#### Given exercise:
Copy, in full, each line of the material that holds the word "chart".

#### Dataset excerpt:

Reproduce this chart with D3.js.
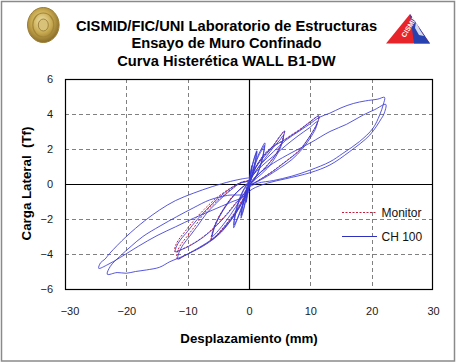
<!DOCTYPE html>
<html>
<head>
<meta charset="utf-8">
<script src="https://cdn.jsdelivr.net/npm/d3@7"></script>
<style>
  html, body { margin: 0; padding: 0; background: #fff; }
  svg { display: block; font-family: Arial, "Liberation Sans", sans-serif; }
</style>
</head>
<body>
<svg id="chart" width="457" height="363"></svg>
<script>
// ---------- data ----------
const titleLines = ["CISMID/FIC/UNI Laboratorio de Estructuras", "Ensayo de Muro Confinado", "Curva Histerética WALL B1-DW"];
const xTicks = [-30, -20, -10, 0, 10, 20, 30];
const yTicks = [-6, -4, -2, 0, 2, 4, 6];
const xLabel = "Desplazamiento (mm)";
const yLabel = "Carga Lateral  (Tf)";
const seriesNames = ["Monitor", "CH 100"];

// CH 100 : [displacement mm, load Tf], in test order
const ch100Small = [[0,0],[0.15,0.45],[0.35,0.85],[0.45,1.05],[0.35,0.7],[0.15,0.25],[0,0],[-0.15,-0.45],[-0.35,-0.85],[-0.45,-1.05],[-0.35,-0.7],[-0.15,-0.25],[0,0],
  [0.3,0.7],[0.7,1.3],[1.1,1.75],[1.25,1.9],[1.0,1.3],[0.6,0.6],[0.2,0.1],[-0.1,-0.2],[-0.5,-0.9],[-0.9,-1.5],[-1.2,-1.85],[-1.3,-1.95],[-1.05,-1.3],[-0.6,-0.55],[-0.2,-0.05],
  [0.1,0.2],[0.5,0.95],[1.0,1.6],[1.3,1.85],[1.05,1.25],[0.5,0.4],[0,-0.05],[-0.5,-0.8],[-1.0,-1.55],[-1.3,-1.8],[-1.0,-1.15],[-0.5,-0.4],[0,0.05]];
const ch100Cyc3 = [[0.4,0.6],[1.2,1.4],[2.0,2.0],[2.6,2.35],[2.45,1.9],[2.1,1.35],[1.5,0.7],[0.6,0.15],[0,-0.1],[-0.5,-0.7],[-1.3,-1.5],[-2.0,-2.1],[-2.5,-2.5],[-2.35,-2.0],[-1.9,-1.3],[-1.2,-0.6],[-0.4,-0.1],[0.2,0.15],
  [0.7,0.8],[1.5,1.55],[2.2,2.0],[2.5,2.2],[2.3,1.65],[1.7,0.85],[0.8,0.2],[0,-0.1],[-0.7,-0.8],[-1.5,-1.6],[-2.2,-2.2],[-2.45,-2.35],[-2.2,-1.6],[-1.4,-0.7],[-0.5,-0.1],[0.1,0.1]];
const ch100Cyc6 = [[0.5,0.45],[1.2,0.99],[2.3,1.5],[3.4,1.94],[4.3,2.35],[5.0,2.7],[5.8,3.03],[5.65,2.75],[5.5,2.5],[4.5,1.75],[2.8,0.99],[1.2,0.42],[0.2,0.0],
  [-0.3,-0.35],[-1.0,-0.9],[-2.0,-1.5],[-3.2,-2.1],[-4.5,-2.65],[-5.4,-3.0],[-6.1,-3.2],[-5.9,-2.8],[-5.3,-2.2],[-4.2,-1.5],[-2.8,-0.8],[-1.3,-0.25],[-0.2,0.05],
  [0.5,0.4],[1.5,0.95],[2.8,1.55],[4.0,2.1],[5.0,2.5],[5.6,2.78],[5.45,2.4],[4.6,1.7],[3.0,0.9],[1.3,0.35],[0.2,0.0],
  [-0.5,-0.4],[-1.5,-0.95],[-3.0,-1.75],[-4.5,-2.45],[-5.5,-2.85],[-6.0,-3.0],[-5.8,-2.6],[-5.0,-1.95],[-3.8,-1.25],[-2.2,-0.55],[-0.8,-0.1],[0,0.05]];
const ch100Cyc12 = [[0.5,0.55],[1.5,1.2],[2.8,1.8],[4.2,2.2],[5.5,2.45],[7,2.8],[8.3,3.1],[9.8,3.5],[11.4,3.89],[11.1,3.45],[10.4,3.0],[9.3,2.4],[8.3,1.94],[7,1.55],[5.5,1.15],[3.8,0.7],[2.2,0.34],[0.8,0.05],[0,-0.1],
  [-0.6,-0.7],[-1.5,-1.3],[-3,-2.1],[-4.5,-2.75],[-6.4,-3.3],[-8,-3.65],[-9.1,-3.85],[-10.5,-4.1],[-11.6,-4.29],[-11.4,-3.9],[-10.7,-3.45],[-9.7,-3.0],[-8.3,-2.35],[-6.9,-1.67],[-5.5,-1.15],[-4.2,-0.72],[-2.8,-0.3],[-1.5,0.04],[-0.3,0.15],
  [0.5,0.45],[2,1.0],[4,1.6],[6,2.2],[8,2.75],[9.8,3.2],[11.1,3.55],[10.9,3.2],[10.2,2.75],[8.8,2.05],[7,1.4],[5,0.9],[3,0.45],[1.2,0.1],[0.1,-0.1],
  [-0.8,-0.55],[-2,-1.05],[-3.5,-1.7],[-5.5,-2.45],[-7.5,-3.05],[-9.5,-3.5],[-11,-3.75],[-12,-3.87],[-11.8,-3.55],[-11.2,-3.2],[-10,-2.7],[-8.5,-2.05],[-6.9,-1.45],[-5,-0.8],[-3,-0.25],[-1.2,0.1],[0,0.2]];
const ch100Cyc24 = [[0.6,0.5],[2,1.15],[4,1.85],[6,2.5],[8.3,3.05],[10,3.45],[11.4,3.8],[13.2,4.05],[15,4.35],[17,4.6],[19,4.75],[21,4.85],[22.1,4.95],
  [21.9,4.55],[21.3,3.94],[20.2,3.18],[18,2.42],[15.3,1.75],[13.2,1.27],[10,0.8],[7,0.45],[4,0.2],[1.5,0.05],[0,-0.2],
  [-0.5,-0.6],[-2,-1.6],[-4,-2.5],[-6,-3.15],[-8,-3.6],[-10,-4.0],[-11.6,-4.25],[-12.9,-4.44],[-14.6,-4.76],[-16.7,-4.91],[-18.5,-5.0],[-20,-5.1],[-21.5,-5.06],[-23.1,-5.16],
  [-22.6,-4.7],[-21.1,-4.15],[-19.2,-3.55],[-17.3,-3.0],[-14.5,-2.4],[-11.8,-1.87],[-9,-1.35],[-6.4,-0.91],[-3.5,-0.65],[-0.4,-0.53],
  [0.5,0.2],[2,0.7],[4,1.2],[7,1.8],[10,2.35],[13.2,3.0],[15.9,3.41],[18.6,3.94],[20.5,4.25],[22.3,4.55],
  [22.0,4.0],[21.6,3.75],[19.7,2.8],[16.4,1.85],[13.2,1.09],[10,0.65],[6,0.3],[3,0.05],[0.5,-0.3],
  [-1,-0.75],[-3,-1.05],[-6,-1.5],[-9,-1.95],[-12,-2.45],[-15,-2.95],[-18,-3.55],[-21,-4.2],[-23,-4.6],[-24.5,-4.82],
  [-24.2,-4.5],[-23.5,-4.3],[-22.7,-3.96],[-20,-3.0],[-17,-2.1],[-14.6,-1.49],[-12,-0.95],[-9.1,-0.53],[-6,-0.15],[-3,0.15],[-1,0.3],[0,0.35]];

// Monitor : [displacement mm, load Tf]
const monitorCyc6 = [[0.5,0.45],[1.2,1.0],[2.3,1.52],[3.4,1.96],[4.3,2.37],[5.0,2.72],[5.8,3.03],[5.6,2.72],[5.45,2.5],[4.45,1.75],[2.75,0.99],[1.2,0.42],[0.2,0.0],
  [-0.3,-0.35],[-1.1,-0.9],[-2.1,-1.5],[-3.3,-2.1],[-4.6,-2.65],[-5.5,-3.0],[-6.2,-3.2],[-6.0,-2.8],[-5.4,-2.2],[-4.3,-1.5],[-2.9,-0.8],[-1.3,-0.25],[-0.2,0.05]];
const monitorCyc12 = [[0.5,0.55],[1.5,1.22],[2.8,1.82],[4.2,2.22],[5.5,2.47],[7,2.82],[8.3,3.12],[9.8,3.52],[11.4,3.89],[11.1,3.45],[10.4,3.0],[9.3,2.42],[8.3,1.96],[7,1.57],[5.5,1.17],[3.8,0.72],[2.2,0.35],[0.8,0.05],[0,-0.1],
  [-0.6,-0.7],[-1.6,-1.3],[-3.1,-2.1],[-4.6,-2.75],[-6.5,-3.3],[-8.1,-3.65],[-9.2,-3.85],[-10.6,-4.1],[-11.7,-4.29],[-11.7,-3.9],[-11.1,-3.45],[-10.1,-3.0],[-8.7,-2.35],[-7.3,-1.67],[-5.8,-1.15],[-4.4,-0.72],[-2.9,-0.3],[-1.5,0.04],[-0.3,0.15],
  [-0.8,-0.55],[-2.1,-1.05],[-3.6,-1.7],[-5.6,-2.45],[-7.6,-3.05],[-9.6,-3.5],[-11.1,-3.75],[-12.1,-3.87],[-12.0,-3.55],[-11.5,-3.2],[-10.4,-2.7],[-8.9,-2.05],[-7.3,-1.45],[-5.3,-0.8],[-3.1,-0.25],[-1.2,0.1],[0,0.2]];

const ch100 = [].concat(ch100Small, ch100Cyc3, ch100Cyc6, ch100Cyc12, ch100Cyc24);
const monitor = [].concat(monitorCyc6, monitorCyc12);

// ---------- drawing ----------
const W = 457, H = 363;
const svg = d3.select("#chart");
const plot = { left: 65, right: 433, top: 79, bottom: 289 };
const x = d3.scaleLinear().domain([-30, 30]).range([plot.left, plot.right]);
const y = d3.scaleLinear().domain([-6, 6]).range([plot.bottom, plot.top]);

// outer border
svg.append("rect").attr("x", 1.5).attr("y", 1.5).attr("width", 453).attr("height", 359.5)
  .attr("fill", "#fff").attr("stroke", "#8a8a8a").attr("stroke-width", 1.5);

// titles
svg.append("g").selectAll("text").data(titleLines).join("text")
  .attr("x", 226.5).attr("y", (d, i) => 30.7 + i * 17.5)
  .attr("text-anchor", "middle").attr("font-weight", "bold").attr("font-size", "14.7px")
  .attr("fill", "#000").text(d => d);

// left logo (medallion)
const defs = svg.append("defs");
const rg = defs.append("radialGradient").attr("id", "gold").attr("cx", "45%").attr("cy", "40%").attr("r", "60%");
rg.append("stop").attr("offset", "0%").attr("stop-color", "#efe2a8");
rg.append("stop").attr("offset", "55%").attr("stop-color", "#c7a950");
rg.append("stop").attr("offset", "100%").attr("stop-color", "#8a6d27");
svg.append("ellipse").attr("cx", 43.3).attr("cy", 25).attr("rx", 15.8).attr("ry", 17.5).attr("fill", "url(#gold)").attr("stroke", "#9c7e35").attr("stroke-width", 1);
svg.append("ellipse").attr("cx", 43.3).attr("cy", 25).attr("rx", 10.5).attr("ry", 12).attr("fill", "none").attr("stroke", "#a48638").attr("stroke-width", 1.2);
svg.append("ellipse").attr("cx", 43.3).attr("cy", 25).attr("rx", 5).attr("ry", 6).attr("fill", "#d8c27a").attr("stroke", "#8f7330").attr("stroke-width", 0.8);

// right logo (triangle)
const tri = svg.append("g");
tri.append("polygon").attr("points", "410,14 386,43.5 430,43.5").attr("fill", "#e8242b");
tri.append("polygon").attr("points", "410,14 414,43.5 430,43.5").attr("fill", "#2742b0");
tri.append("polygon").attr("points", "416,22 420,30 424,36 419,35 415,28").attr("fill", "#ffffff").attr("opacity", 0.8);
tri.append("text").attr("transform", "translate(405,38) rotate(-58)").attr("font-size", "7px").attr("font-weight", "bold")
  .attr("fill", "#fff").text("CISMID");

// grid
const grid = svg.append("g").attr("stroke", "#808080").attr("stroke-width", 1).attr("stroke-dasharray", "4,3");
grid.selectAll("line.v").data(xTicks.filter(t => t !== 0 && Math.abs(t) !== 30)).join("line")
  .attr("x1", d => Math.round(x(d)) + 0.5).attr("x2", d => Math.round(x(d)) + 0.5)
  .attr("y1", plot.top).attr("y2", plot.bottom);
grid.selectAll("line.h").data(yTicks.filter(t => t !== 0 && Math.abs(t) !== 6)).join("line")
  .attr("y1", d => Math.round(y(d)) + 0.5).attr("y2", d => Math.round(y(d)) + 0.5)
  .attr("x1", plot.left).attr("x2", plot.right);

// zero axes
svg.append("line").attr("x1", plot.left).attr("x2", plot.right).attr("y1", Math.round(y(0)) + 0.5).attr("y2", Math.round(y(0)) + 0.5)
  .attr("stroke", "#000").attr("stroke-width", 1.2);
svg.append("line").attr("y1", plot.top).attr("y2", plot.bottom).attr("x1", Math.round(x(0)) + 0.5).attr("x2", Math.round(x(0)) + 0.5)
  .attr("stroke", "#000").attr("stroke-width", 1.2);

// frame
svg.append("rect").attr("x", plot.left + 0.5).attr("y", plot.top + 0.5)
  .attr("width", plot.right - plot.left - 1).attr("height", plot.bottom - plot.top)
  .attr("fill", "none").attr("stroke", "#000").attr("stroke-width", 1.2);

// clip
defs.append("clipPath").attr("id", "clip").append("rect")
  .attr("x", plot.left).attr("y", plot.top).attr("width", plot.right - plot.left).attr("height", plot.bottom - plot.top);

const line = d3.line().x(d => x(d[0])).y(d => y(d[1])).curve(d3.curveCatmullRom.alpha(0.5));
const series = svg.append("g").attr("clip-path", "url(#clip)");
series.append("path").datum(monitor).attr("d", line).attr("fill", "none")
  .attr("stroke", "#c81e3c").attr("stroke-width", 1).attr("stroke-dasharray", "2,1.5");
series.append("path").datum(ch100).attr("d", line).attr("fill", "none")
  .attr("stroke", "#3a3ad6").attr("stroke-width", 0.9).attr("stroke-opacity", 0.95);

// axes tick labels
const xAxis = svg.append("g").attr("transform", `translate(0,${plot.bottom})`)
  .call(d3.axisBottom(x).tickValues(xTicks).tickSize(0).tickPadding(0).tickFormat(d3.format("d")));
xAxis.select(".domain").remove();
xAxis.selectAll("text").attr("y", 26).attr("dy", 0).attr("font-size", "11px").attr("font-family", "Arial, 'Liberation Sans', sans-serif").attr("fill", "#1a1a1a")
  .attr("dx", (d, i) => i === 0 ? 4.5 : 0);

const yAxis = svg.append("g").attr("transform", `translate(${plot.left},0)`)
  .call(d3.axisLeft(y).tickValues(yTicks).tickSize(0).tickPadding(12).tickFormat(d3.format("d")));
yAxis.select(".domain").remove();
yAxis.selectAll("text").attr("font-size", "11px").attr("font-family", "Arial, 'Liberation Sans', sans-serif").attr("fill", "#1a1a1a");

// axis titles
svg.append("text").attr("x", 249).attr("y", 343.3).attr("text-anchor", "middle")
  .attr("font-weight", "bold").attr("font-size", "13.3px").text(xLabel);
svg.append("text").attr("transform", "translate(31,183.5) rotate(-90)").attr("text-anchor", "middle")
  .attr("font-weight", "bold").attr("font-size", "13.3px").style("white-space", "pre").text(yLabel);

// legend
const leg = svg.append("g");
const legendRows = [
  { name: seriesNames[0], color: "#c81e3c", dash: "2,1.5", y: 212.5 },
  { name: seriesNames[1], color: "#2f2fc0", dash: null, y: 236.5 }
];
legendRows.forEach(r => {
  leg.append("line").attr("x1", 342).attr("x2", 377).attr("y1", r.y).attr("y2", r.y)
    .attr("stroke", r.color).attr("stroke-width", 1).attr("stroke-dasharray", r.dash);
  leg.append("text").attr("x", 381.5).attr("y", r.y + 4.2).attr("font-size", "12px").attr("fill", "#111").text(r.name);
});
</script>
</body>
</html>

#### Task result:
Reproduce this chart with D3.js.
<svg id="chart" width="457" height="363"></svg>
const svg = d3.select("#chart");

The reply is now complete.